Pear talks to potential customers about furniture–how it can foster employee engagement, collaboration and innovation–but that wasn’t happening in their own space. So, the we decided that it was time to demonstrate just that. We invited senior management and all the in-house designers to be part of the design team, of which we became facilitator.

“Mark helped us to discover the potential in our space, and in ourselves. We’d been in the space for over ten years, and renovated multiple times, but realized that the space no longer met our needs. Our fourteen designers were located throughout the office, and couldn’t easily collaborate or learn from each other. And, our accounting and HR folks were located in open workstations in the busiest part of the office, which meant confidentiality wasn’t possible.”

John Robbins, the CEO of the Denver commercial furniture dealership Pear Workplace Solutions.

The first task was to give them a fresh perspective about the space and see its potential. We drew two simple diagrams– before and after–which showed space usage and circulation. The “after” diagram was quickly dubbed the “road map” by John, and it guided the design team in their efforts.

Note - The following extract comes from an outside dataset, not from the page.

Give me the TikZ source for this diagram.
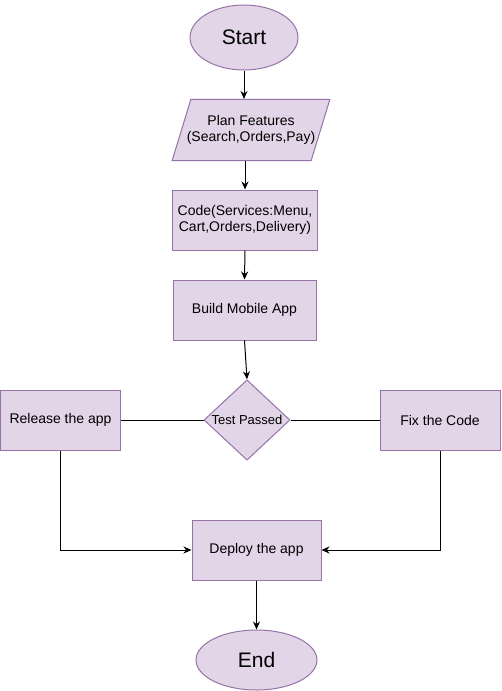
\documentclass[tikz,border=0pt]{standalone}
\usepackage{fontspec}
\setmainfont{Liberation Sans}
\usepackage{tikz}
\usetikzlibrary{arrows.meta,shapes.geometric}

\definecolor{boxfill}{HTML}{E1D5E7}
\definecolor{boxline}{HTML}{9673A6}

\begin{document}
\begin{tikzpicture}[>={Stealth[length=8pt,width=7pt]}, x=1pt, y=1pt,
	block/.style={draw=boxline, fill=boxfill, line width=1pt, inner sep=0pt, align=center, font=\fontsize{14}{16}\selectfont},
	terminal/.style={block, ellipse, font=\fontsize{21}{24}\selectfont},
	box/.style={block, rectangle, minimum height=60pt},
	io/.style={block, trapezium, trapezium left angle=73, trapezium right angle=107, inner ysep=16pt, inner xsep=-4pt, minimum width=149pt, minimum height=60pt, trapezium stretches body},
	decision/.style={block, diamond, minimum width=86pt, minimum height=80pt, font=\fontsize{13}{15}\selectfont},
	flow/.style={black, line width=1pt, ->}]
	\useasboundingbox (0, 0) rectangle (501, -691);

	\node[terminal, minimum width=108pt, minimum height=65pt] (start) at (244, -37.5) {Start};
	\node[io] (plan) at (251, -130) {Plan Features\\(Search,Orders,Pay)};
	\node[box, minimum width=145pt] (code) at (245, -220) {Code(Services:Menu,\\Cart,Orders,Delivery)};
	\node[box, minimum width=143pt] (build) at (244.5, -310) {Build Mobile App};
	\node[decision] (test) at (247, -420) {Test Passed};
	\node[box, minimum width=120pt] (release) at (60.5, -420) {Release the app};
	\node[box, minimum width=120pt] (fix) at (440, -420) {Fix the Code};
	\node[box, minimum width=129pt] (deploy) at (256.5, -550) {Deploy the app};
	\node[terminal, minimum width=121pt, minimum height=60pt] (end) at (256.5, -660) {End};

	\draw[flow] (start.south) -- (start.south |- plan.north);
	\draw[flow] (code.north |- plan.south) -- (code.north);
	\draw[flow] (code.south) -- (build.north);
	\draw[flow] (build.south) -- (test.north);

	\draw[line width=1pt] (test.west) -- (release.east);
	\draw[line width=1pt] (test.east) -- (fix.west);

	\draw[flow] (release.south) |- (deploy.west);
	\draw[flow] (fix.south) |- (deploy.east);
	\draw[flow] (deploy.south) -- (end.north);
\end{tikzpicture}
\end{document}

The “road map” moves the circulation to the exterior window wall and captures the view to the city. A large design studio and eleven collaboration spaces provide unique opportunities to exchange ideas. The space allows Pear to tell potential customers the story of how they work and collaborate. It also tells the story of how employee engagement and collaboration can lead to innovation. It demonstrates how “walking the talk” can lead to exciting spaces.

The cost effectiveness of the space isn’t dependent on materials or construction; it is the result of shaping space and using circulation as a dynamic design concept. The space, not finish material, impacts the viewer. Walking along the second level glass exterior wall is exhilarating and gives perspective to the city beyond. The remodel was not about putting things into the space, but about creating spaciousness by subtracting—clearing room to breathe.

Says John Robbins, “We learned that through an engaged group process we can create innovative solutions for ourselves and our clients. And by innovative, I mean people walk into our space and see transformation. They can see a different way to work and a better way to work.”